Movie Review: Christopher Robin

I had the opportunity today to see a film that has a strong appeal for children, judging by the number of small kids in the theater, and yet attracts adults as well. I love the stories of Christopher Robin and his stuffed animal friends as they have adventures in the 100 Acre Wood. Winnie the Pooh, mostly known as just Pooh, may be a bear with little brains, but he is a wise bear and a incomparable friend.

Movie Review Christopher Robin

Christopher Robin stars Ewan McGregor, Orton O’Brien, Hayley Atwell, Bronte Carmichael, Mark Gatiss and the voices of Jim Cummings, Brad Garrett, Peter Capaldi, Nick Mohammed, Sophie Okonedo, Sara Sheen and Toby Jones. This adventure comedy, directed by Marc Forster, carries a PG rating, for action and adult themes, and has a run time of 1 hour and 44 minutes.

During the opening credits of this charming family film we see “chapters” of Christopher Robin’s life as he grows from boyhood (O’Brien) to adulthood (McGregor). His beloved friends, Pooh Bear and Tigger (both voiced by Cummings), Rabbit and Owl (voiced by Capaldi and Jones), Eyeore (voiced by Garrett), Kanga and Roo (voiced by Okonedo and Sheen) and Piglet (voiced by Mohammed), join Christopher Robin as he roams the 100 Ace Wood, exploring the terrain and his place in the world.

Movie Review Christopher Robin

As children do, Christopher Robin grows up, heading first to boarding school, then meeting his wife Evelyn (Atwell) before he serves his country during WWII. He at last returns home to his wife and young daughter Madeleine (Carmichael), a changed man. Long forgotten are his happy memories of Pooh and Piglet and the woods.

As a man with a family and responsibilities, Christopher Robin loses himself and his joy in a menial job, selling luggage to England’s wealthy travelers. His overbearing boss Giles (Gatiss) expects Christopher to sacrifice family time for the sake of the company.

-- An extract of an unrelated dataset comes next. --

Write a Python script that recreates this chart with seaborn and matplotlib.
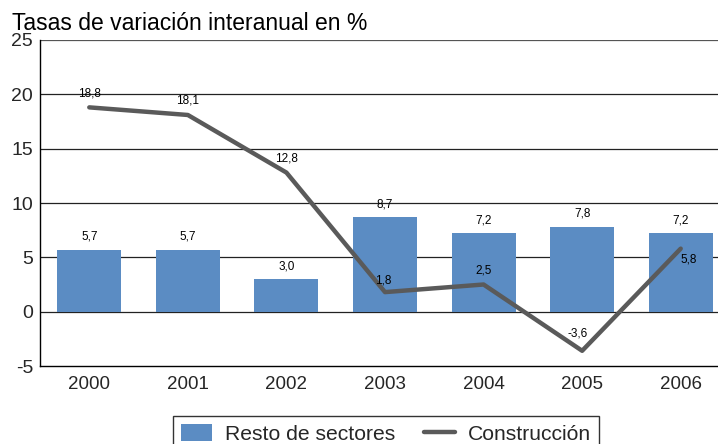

Movie Review Christopher Robin

During another working weekend, in which he sends his family on holiday without him, Christopher Robin is shocked to see his old friend Pooh in London. The bear can’t find his friends, back in the woods, and he has come to ask the boy he once knew for help. Pooh is disheartened to discover little of his playful and imaginative companion in the serious and harried man. And Christopher Robin is initially more flustered than happy to see his silly old bear. Gradually though, as the two set off to find Piglet, Eeyore and the others, something stirs and awakens in Christopher Robin.

Can the man reconnect with the creative boy he once was? Is it too late to bring restoration to his family? And where are the rest of his childhood companions? Could it be that there are heffalumps in the 100 Acre Wood after all? The adventure becomes about so much more than finding his scruffy looking animals. It is a search for Christopher Robin’s heart and soul and happiness.

Movie Review Christopher Robin

This is an incredibly sweet and nostalgic film for anyone familiar with Winnie the Pooh. Using CGI for the animals, the stuffed ones and Owl and Rabbit, this movie cleverly blends the Disney animation characters with the older style illustrations from the books. During the opening and ending credits, in fact, live action sequences transform several times into the drawings by E.H. Shepherd that graced the A.A. Milne books.

All of the portrayals of Christopher Robin’s animal friends are well done, endearing and laugh worthy, however, it is Pooh Bear who takes center stage. His grumbly tummy, slightly matted fur, gentle expressions and wise Poohisms create a longing in me for such a magical and valuable friend. I have three of my childhood bears stashed away upstairs in the attic. Perhaps I should dust them off and bring them downstairs.

At the very least, I can brew a pot of tea and my bears and I can have an impromptu tea party while we watch Christopher Robin after it releases on Netflix. Silly old bears. What words of wisdom would you have for me?